*Work to do:* Below are records to repeat exactly. Omit the pictures from the copy.

***** Data to use

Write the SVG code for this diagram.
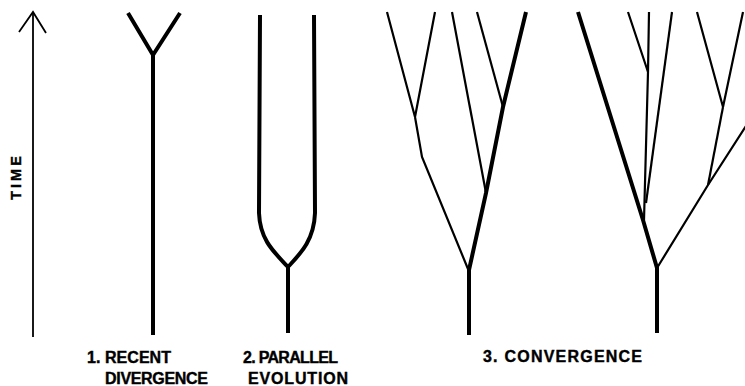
<svg xmlns="http://www.w3.org/2000/svg" width="745" height="386" viewBox="0 0 745 386">
<style>
.thick{fill:none;stroke:#000;stroke-width:4;stroke-linejoin:miter;stroke-linecap:butt}
.thin{fill:none;stroke:#000;stroke-width:2.2;stroke-linejoin:miter;stroke-linecap:butt}
.axis{fill:none;stroke:#000;stroke-width:1.8}
.lbl{font-family:"Liberation Sans",Arial,sans-serif;font-weight:bold;font-size:16px;fill:#000;stroke:#000;stroke-width:0.4}
</style>
<rect width="745" height="386" fill="#fff"/>
<g id="time-axis">
<line class="axis" x1="33" y1="13" x2="33" y2="337"/>
<polyline class="axis" points="19,32 33,12 46,33"/>
<text class="lbl" style="font-size:14.5px" transform="translate(20.5,200) rotate(-90)" textLength="44" lengthAdjust="spacing">TIME</text>
</g>
<g id="recent-divergence">
<polyline class="thick" points="128,13 153,55 180,13"/>
<line class="thick" x1="153" y1="55" x2="153" y2="335"/>
<text class="lbl" x="87" y="363" textLength="84" lengthAdjust="spacing">1. RECENT</text>
<text class="lbl" x="105" y="384" textLength="103" lengthAdjust="spacing">DIVERGENCE</text>
</g>
<g id="parallel-evolution">
<path class="thick" d="M260,15 L259,213 C260,240 274,252 288,267"/>
<path class="thick" d="M314,15 L315,213 C314,240 301,253 288,267"/>
<line class="thick" x1="288" y1="266" x2="288" y2="333"/>
<text class="lbl" x="243" y="363" textLength="95" lengthAdjust="spacing">2. PARALLEL</text>
<text class="lbl" x="248" y="384" textLength="100" lengthAdjust="spacing">EVOLUTION</text>
</g>
<g id="convergence">
<g id="tree-left">
<polyline class="thin" points="387,12 415,117 435,12"/>
<polyline class="thin" points="415,117 422,157 468,269"/>
<line class="thin" x1="452" y1="12" x2="486" y2="193"/>
<line class="thin" x1="477" y1="12" x2="503" y2="107"/>
<polyline class="thick" points="526,12 503,107 486,193 469,270"/>
<line class="thick" x1="469" y1="268" x2="469" y2="335"/>
</g>
<g id="tree-right">
<polyline class="thick" points="578,12 643,220 657,268"/>
<polyline class="thin" points="649,12 648,72 644,220"/>
<line class="thin" x1="628" y1="12" x2="648" y2="72"/>
<line class="thin" x1="672" y1="12" x2="646" y2="203"/>
<polyline class="thin" points="657,268 708,185 746,126"/>
<line class="thin" x1="708" y1="185" x2="723" y2="107"/>
<polyline class="thin" points="697,12 723,107 743,12"/>
<line class="thick" x1="657" y1="266" x2="657" y2="333"/>
</g>
<text class="lbl" x="483" y="362" textLength="159" lengthAdjust="spacing">3. CONVERGENCE</text>
</g>
</svg>
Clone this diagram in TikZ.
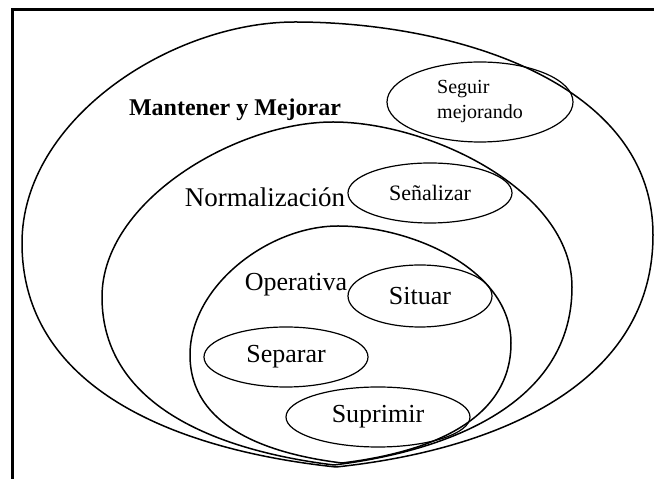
\documentclass[tikz,border=0pt]{standalone}
\usepackage{fontspec}
\setmainfont{Liberation Serif}
\usetikzlibrary{shapes.geometric}
\newcommand{\fsz}[1]{\fontsize{#1}{#1}\selectfont}
\tikzset{
  zone/.style={draw=black, line width=1.5pt},
  oval/.style={ellipse, draw=black, line width=1.2pt, inner sep=0pt},
  lab/.style={text=black, inner sep=0pt},
  frameline/.style={draw=black, line width=3pt}
}

\begin{document}
\begin{tikzpicture}[x=1pt, y=1pt]
  \useasboundingbox (0,0) rectangle (654,479);
  \fill[white] (0,0) rectangle (654,479);

  % frame
  \coordinate (fb) at (12,-5);
  \coordinate (fc) at (12,469);
  \coordinate (fr) at (660,469);
  \draw[frameline] (fb) -- (fc) -- (fr);

  % Mantener y Mejorar
  \coordinate (B0) at (336,12);
  \coordinate (L0) at (22,236);
  \coordinate (T0) at (295,457);
  \coordinate (R0) at (653,244);
  \draw[zone] (B0) to[out=174,in=-90] (L0) to[out=90,in=180,looseness=0.9] (T0)
    to[out=0,in=90,looseness=0.95] (R0) to[out=-90,in=6] (B0);

  % Normalizacion
  \coordinate (B1) at (334,14);
  \coordinate (L1) at (102,182);
  \coordinate (T1) at (333,357);
  \coordinate (R1) at (572,192);
  \draw[zone] (B1) to[out=173,in=-90] (L1) to[out=90,in=180,looseness=0.85] (T1)
    to[out=0,in=90,looseness=0.85] (R1) to[out=-90,in=7] (B1);

  % Operativa
  \coordinate (B2) at (342,16);
  \coordinate (L2) at (190,124);
  \coordinate (T2) at (338,253);
  \coordinate (R2) at (511,136);
  \draw[zone] (B2) to[out=173,in=-90] (L2) to[out=90,in=180,looseness=0.9] (T2)
    to[out=0,in=90,looseness=0.9] (R2) to[out=-90,in=7] (B2);

  % titles
  \node[lab, font=\bfseries\fsz{24}] (mant) at (235,369) {Mantener y Mejorar};
  \node[lab, font=\fsz{27}] (norm) at (265,282) {Normalización};
  \node[lab, font=\fsz{26}] (oper) at (296,194) {Operativa};

  % ovals
  \node[oval, minimum width=186, minimum height=80, font=\fsz{20},
        align=left] (seguir) at (480,377) {Seguir\\[5pt]mejorando};
  \node[oval, minimum width=164, minimum height=60, font=\fsz{22}] (senal) at (430,286) {Señalizar};
  \node[oval, minimum width=144, minimum height=62, font=\fsz{26}] (situar) at (420,183) {Situar};
  \node[oval, minimum width=164, minimum height=60, font=\fsz{26}] (separar) at (286,122) {Separar};
  \node[oval, minimum width=184, minimum height=60, font=\fsz{26}] (suprimir) at (378,62) {Suprimir};
\end{tikzpicture}
\end{document}
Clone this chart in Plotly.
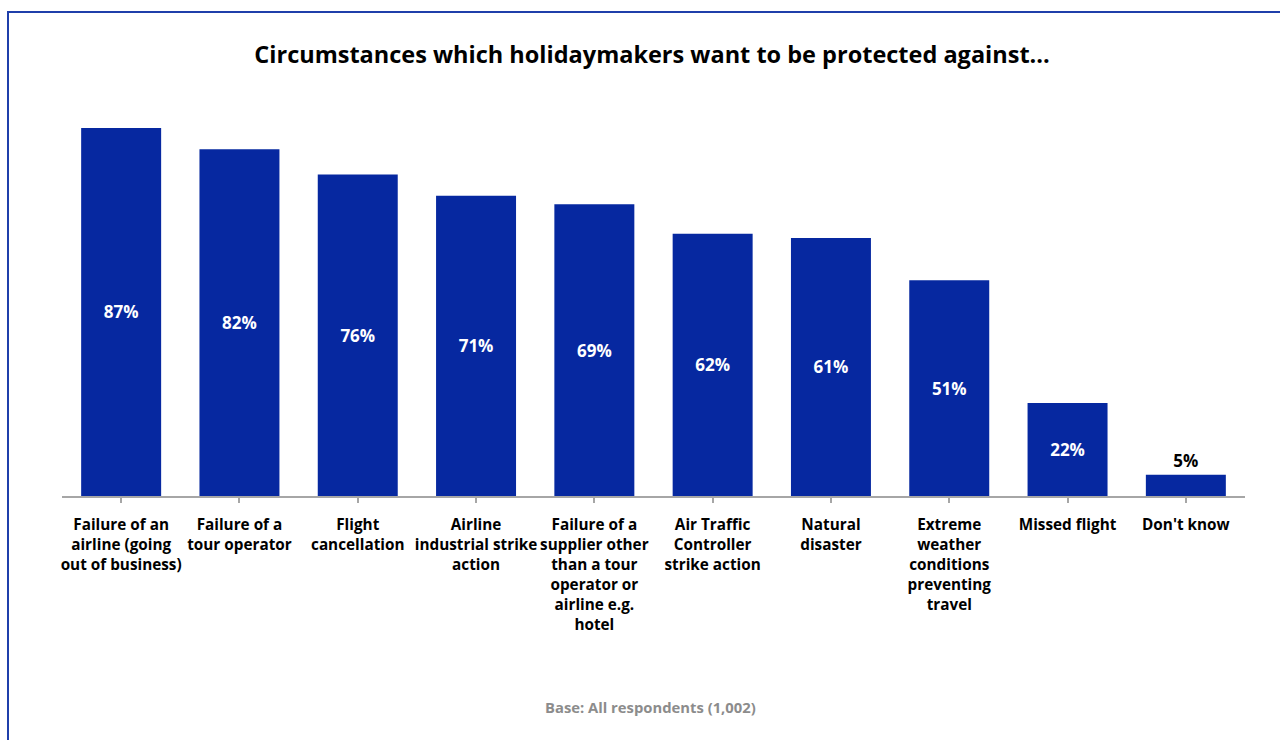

**********

*Response to the exercise:*
Write the SVG code for this diagram.
<svg xmlns="http://www.w3.org/2000/svg" width="745" height="386" viewBox="0 0 745 386">
<style>
.thick{fill:none;stroke:#000;stroke-width:4;stroke-linejoin:miter;stroke-linecap:butt}
.thin{fill:none;stroke:#000;stroke-width:2.2;stroke-linejoin:miter;stroke-linecap:butt}
.axis{fill:none;stroke:#000;stroke-width:1.8}
.lbl{font-family:"Liberation Sans",Arial,sans-serif;font-weight:bold;font-size:16px;fill:#000;stroke:#000;stroke-width:0.4}
</style>
<rect width="745" height="386" fill="#fff"/>
<g id="time-axis">
<line class="axis" x1="33" y1="13" x2="33" y2="337"/>
<polyline class="axis" points="19,32 33,12 46,33"/>
<text class="lbl" style="font-size:14.5px" transform="translate(20.5,200) rotate(-90)" textLength="44" lengthAdjust="spacing">TIME</text>
</g>
<g id="recent-divergence">
<polyline class="thick" points="128,13 153,55 180,13"/>
<line class="thick" x1="153" y1="55" x2="153" y2="335"/>
<text class="lbl" x="87" y="363" textLength="84" lengthAdjust="spacing">1. RECENT</text>
<text class="lbl" x="105" y="384" textLength="103" lengthAdjust="spacing">DIVERGENCE</text>
</g>
<g id="parallel-evolution">
<path class="thick" d="M260,15 L259,213 C260,240 274,252 288,267"/>
<path class="thick" d="M314,15 L315,213 C314,240 301,253 288,267"/>
<line class="thick" x1="288" y1="266" x2="288" y2="333"/>
<text class="lbl" x="243" y="363" textLength="95" lengthAdjust="spacing">2. PARALLEL</text>
<text class="lbl" x="248" y="384" textLength="100" lengthAdjust="spacing">EVOLUTION</text>
</g>
<g id="convergence">
<g id="tree-left">
<polyline class="thin" points="387,12 415,117 435,12"/>
<polyline class="thin" points="415,117 422,157 468,269"/>
<line class="thin" x1="452" y1="12" x2="486" y2="193"/>
<line class="thin" x1="477" y1="12" x2="503" y2="107"/>
<polyline class="thick" points="526,12 503,107 486,193 469,270"/>
<line class="thick" x1="469" y1="268" x2="469" y2="335"/>
</g>
<g id="tree-right">
<polyline class="thick" points="578,12 643,220 657,268"/>
<polyline class="thin" points="649,12 648,72 644,220"/>
<line class="thin" x1="628" y1="12" x2="648" y2="72"/>
<line class="thin" x1="672" y1="12" x2="646" y2="203"/>
<polyline class="thin" points="657,268 708,185 746,126"/>
<line class="thin" x1="708" y1="185" x2="723" y2="107"/>
<polyline class="thin" points="697,12 723,107 743,12"/>
<line class="thick" x1="657" y1="266" x2="657" y2="333"/>
</g>
<text class="lbl" x="483" y="362" textLength="159" lengthAdjust="spacing">3. CONVERGENCE</text>
</g>
</svg>
Clone this diagram in TikZ.
\documentclass[tikz,border=0pt]{standalone}
\usepackage{fontspec}
\setmainfont{Liberation Serif}
\usetikzlibrary{shapes.geometric}
\newcommand{\fsz}[1]{\fontsize{#1}{#1}\selectfont}
\tikzset{
  zone/.style={draw=black, line width=1.5pt},
  oval/.style={ellipse, draw=black, line width=1.2pt, inner sep=0pt},
  lab/.style={text=black, inner sep=0pt},
  frameline/.style={draw=black, line width=3pt}
}

\begin{document}
\begin{tikzpicture}[x=1pt, y=1pt]
  \useasboundingbox (0,0) rectangle (654,479);
  \fill[white] (0,0) rectangle (654,479);

  % frame
  \coordinate (fb) at (12,-5);
  \coordinate (fc) at (12,469);
  \coordinate (fr) at (660,469);
  \draw[frameline] (fb) -- (fc) -- (fr);

  % Mantener y Mejorar
  \coordinate (B0) at (336,12);
  \coordinate (L0) at (22,236);
  \coordinate (T0) at (295,457);
  \coordinate (R0) at (653,244);
  \draw[zone] (B0) to[out=174,in=-90] (L0) to[out=90,in=180,looseness=0.9] (T0)
    to[out=0,in=90,looseness=0.95] (R0) to[out=-90,in=6] (B0);

  % Normalizacion
  \coordinate (B1) at (334,14);
  \coordinate (L1) at (102,182);
  \coordinate (T1) at (333,357);
  \coordinate (R1) at (572,192);
  \draw[zone] (B1) to[out=173,in=-90] (L1) to[out=90,in=180,looseness=0.85] (T1)
    to[out=0,in=90,looseness=0.85] (R1) to[out=-90,in=7] (B1);

  % Operativa
  \coordinate (B2) at (342,16);
  \coordinate (L2) at (190,124);
  \coordinate (T2) at (338,253);
  \coordinate (R2) at (511,136);
  \draw[zone] (B2) to[out=173,in=-90] (L2) to[out=90,in=180,looseness=0.9] (T2)
    to[out=0,in=90,looseness=0.9] (R2) to[out=-90,in=7] (B2);

  % titles
  \node[lab, font=\bfseries\fsz{24}] (mant) at (235,369) {Mantener y Mejorar};
  \node[lab, font=\fsz{27}] (norm) at (265,282) {Normalización};
  \node[lab, font=\fsz{26}] (oper) at (296,194) {Operativa};

  % ovals
  \node[oval, minimum width=186, minimum height=80, font=\fsz{20},
        align=left] (seguir) at (480,377) {Seguir\\[5pt]mejorando};
  \node[oval, minimum width=164, minimum height=60, font=\fsz{22}] (senal) at (430,286) {Señalizar};
  \node[oval, minimum width=144, minimum height=62, font=\fsz{26}] (situar) at (420,183) {Situar};
  \node[oval, minimum width=164, minimum height=60, font=\fsz{26}] (separar) at (286,122) {Separar};
  \node[oval, minimum width=184, minimum height=60, font=\fsz{26}] (suprimir) at (378,62) {Suprimir};
\end{tikzpicture}
\end{document}
Clone this chart in Plotly.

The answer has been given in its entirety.